Earlier this year councillors at Havant Borough Council refused the £2m plans over concerns the design was not befitting of the town’s historic character.

On a vote of three councillors to two, the planning committee said it wanted a more of a landmark building for the gateway to Emsworth.

But Emsworth Baptist Church, in North Street, appealed to the government and an inspector has now upheld the appeal.

Patrick Laycock, chairman of building project group, said: ‘I am absolutely delighted. The inspector’s report really said it all that everything about the design was complementary to the site.’

The new church building will include a 200-seat auditorium – which will be used for church services and also community events.

The chapel, which is separate to the new building and is where services are currently held, will be refurbished and include a hall, offices and toilets.

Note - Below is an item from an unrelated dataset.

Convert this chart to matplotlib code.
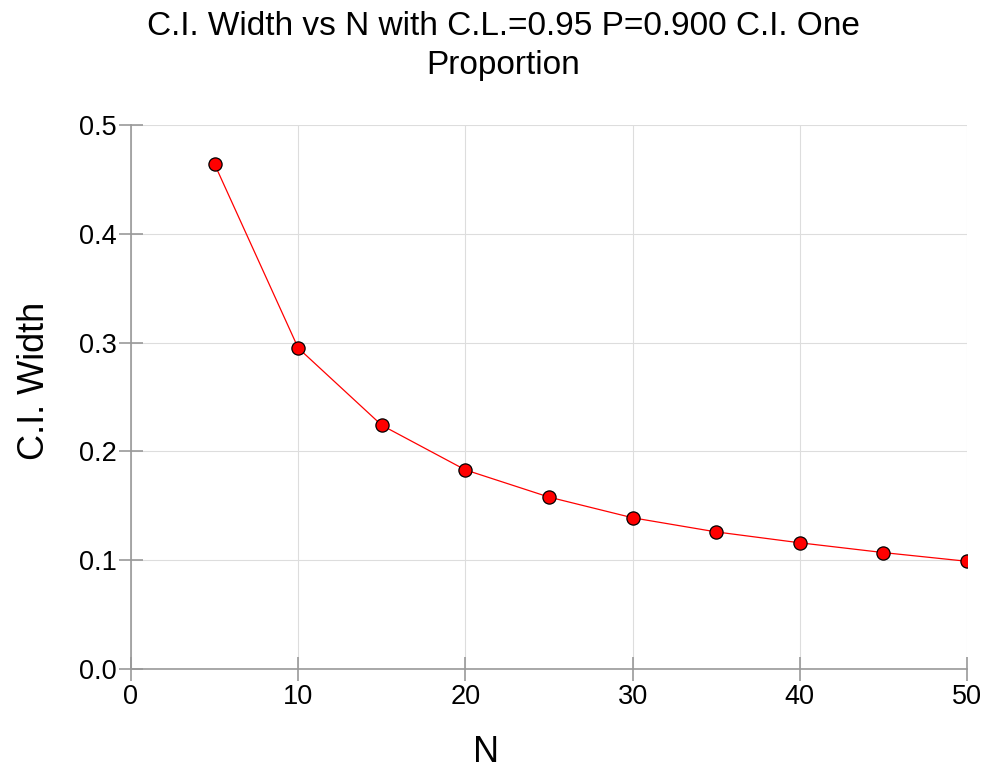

Mr Laycock said: ’Our congregation has grown over the years.

‘Our church hall is a very old, simple building and is in need of replacement.

‘And Emsworth is need of community facilities. There’s no large venue at all for any kind of events.

‘There are a number of groups that have already expressed an interest in using the building – everything from mother and toddler groups to Girl Guides and elderly organisations.’

But some community leaders were still not convinced by the design.

Emsworth Cllr Brendan Gibb-Gray, who abstained when asked to vote on the planning committee, said: ‘I would have preferred it to be an iconic building in an iconic part of Emsworth.

‘I don’t think the building we have got or are likely to have is iconic.

‘It’s going to be rather pedestrian, rather ordinary and rather bulky.’

But he added it was a personal ‘judgment call’ and many people felt the design was acceptable.

In his report government inspector Andrew Jeyes concluded that the proposals ‘would not harm the character and appearance of the locality’.

Church leaders said building work could start next autumn. More than £500,000 has so far been raised in fundraising to pay for the work.